_STORED DATA_.
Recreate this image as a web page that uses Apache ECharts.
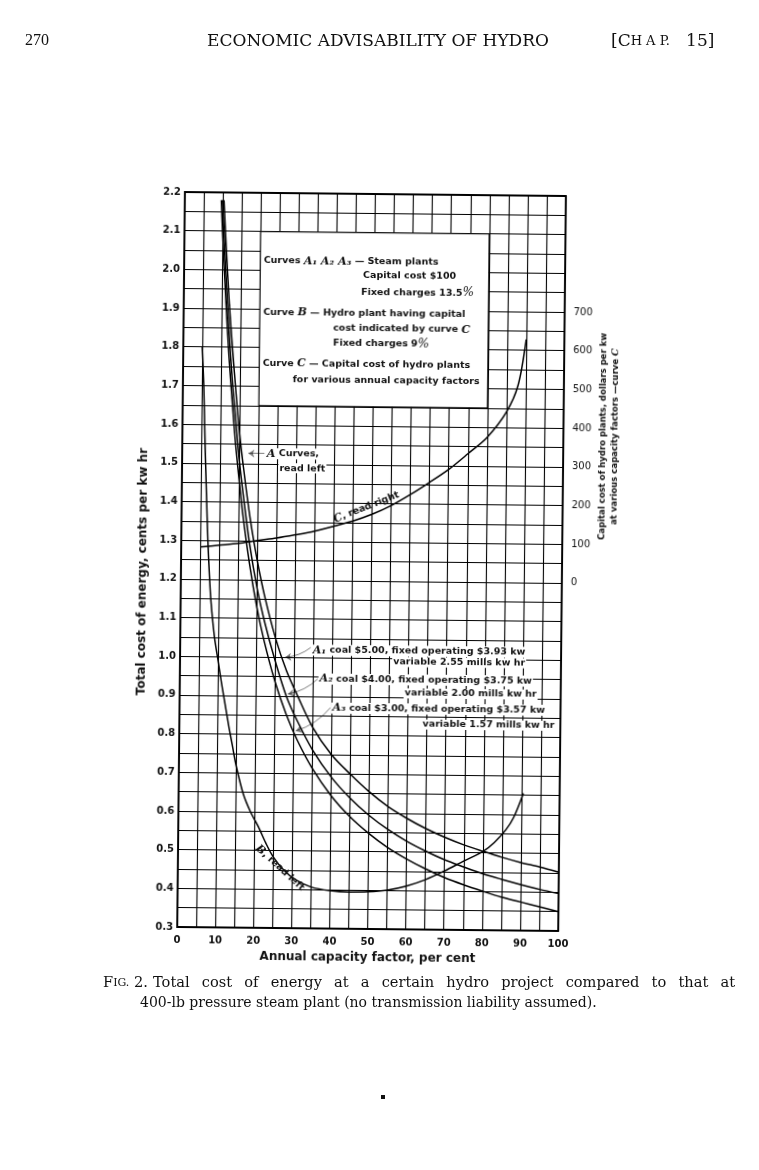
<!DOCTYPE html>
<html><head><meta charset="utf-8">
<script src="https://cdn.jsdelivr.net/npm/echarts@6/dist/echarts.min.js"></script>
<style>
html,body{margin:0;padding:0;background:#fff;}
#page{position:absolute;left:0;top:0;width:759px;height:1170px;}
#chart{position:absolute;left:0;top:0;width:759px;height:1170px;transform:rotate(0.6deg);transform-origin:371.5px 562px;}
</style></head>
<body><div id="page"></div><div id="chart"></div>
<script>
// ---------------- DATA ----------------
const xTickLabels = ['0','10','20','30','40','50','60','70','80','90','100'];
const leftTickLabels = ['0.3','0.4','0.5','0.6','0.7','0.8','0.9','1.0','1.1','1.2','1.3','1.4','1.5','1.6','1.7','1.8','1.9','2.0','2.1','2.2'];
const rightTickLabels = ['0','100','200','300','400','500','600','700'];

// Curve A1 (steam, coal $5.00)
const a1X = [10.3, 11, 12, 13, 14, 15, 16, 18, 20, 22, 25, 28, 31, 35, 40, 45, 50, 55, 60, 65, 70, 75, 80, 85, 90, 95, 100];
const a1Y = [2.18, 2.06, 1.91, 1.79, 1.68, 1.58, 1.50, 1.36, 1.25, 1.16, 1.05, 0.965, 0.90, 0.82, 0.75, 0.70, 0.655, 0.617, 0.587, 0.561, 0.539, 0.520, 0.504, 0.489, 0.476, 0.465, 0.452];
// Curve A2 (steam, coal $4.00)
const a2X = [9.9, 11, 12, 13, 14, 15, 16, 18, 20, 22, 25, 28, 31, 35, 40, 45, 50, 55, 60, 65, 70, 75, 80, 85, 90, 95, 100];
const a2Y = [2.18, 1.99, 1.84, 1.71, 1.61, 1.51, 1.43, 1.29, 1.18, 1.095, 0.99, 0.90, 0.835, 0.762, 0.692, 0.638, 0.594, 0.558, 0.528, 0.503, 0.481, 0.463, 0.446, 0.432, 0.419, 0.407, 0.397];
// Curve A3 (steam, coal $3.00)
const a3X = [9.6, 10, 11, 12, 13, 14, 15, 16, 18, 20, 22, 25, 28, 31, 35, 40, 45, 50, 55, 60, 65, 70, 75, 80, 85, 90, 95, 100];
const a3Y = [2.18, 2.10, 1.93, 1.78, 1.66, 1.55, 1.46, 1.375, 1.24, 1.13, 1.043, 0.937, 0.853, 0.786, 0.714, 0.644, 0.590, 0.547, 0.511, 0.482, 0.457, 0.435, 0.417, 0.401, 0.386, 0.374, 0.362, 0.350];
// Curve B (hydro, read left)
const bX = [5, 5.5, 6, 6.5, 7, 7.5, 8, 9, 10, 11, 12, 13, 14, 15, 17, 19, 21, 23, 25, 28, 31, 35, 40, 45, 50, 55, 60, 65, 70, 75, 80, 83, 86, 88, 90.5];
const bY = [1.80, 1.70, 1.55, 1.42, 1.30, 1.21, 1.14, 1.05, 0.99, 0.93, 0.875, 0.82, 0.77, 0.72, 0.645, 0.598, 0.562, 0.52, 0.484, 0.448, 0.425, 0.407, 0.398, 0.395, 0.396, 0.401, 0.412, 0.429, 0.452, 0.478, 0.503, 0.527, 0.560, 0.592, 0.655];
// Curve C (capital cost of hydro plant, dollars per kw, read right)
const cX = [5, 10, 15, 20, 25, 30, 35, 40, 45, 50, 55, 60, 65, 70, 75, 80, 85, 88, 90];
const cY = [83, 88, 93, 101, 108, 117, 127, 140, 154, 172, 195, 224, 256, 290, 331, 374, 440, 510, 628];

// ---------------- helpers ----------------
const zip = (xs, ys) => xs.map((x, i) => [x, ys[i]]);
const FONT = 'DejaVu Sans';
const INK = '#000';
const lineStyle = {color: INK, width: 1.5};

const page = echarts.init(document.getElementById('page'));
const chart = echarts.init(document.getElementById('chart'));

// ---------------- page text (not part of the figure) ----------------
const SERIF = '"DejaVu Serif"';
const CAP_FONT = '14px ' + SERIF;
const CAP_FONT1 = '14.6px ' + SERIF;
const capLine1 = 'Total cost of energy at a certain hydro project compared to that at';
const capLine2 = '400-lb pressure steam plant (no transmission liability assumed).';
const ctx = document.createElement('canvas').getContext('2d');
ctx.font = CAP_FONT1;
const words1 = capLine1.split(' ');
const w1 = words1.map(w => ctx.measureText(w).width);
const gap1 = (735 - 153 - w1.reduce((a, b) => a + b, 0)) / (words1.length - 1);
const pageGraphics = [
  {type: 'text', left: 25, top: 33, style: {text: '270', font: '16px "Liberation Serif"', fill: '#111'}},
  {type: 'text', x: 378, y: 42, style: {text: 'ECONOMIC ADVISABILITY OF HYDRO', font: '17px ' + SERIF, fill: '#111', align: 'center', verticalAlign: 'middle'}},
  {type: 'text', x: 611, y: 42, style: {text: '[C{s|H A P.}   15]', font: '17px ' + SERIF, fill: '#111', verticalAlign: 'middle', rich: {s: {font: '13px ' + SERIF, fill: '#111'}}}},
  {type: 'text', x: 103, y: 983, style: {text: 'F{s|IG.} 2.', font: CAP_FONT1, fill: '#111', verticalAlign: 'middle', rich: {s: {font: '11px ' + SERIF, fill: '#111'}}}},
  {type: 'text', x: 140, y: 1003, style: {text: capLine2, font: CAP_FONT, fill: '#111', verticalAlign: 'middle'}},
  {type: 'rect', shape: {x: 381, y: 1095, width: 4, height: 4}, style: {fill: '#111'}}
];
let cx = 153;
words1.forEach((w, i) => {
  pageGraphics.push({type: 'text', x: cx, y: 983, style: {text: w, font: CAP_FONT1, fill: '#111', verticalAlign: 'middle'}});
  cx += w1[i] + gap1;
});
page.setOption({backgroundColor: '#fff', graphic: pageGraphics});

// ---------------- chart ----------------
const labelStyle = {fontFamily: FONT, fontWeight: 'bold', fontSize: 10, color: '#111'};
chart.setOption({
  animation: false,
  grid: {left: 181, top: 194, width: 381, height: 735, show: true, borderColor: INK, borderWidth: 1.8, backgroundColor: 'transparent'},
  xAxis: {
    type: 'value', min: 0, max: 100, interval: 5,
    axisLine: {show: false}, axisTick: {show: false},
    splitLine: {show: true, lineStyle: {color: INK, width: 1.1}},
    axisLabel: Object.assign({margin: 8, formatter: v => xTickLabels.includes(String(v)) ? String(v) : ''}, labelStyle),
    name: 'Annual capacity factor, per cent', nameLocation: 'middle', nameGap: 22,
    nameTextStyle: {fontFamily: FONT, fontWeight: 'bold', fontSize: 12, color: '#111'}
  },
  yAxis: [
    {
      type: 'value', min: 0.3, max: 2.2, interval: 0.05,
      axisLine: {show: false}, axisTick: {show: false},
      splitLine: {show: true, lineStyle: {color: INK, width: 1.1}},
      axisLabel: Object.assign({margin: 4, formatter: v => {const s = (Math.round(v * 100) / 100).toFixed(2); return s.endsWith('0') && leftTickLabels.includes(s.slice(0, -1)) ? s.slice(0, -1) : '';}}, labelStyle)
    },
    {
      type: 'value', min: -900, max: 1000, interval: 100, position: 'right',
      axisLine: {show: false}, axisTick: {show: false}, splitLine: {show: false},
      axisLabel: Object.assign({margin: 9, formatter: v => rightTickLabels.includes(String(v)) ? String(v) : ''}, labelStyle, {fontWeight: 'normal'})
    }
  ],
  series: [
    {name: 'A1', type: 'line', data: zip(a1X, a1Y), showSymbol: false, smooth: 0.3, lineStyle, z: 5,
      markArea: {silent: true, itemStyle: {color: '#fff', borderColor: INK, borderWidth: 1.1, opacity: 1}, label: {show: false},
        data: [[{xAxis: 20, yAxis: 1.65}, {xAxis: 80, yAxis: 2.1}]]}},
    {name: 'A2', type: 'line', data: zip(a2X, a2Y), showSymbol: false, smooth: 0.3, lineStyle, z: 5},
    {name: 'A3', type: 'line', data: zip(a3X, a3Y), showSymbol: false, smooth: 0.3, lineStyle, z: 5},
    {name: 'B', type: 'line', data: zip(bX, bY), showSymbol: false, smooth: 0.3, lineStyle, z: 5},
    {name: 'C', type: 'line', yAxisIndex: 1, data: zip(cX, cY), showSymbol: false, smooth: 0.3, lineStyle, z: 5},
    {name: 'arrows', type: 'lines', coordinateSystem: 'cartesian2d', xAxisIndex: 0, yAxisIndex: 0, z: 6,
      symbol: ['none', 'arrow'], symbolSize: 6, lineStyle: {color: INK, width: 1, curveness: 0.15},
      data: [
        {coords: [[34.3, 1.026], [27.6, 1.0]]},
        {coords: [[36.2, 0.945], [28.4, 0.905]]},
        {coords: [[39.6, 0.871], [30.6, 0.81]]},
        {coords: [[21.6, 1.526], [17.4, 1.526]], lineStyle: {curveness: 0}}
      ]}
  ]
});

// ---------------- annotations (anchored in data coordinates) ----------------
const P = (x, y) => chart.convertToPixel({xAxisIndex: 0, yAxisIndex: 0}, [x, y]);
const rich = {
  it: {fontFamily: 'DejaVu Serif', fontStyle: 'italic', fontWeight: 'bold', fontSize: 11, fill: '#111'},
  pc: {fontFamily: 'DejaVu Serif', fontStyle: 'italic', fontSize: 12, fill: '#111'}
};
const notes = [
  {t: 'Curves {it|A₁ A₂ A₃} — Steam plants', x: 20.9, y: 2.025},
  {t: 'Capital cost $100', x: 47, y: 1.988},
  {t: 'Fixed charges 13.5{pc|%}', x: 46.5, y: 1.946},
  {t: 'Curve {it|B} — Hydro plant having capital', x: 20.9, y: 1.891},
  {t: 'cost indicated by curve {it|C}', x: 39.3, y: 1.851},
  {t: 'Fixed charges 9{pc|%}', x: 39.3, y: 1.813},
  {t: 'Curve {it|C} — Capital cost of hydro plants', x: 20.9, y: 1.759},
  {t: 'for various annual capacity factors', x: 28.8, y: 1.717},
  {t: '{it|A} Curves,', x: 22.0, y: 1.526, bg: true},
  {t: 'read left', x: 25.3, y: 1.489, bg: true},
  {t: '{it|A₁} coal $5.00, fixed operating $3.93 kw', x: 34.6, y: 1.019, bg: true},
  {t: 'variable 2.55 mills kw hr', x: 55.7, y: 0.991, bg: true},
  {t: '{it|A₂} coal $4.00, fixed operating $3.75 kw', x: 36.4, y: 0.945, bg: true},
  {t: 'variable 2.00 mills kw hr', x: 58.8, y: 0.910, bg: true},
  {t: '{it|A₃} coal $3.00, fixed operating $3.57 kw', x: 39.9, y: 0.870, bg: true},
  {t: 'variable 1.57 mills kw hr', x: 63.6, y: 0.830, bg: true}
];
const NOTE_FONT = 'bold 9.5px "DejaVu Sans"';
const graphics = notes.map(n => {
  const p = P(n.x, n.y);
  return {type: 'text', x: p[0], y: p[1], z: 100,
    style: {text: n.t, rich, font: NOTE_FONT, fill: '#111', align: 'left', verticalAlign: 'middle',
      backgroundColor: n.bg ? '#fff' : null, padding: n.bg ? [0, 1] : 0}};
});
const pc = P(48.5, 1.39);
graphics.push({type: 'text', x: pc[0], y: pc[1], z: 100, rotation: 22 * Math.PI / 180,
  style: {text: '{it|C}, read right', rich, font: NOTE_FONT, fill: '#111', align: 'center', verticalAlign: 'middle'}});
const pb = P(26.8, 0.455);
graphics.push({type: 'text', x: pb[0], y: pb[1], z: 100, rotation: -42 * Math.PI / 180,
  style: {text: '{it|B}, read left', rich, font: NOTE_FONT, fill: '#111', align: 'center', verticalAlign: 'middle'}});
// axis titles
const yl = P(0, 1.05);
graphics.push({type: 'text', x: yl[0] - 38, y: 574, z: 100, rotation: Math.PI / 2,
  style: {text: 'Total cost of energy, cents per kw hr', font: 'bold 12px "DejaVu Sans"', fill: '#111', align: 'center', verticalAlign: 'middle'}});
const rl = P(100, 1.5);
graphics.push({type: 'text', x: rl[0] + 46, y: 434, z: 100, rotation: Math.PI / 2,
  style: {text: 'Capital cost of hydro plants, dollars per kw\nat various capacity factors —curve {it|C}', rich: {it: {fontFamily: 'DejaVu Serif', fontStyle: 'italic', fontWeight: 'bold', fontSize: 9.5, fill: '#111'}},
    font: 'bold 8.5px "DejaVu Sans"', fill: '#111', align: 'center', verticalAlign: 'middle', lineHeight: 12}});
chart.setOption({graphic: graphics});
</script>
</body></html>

_WRITTEN EXERCISE_. Filter the listing above for the string "that" and copy every matching line.

_WRITTEN SOLUTION_.
Recreate this image as a web page that uses Apache ECharts.
const capLine1 = 'Total cost of energy at a certain hydro project compared to that at';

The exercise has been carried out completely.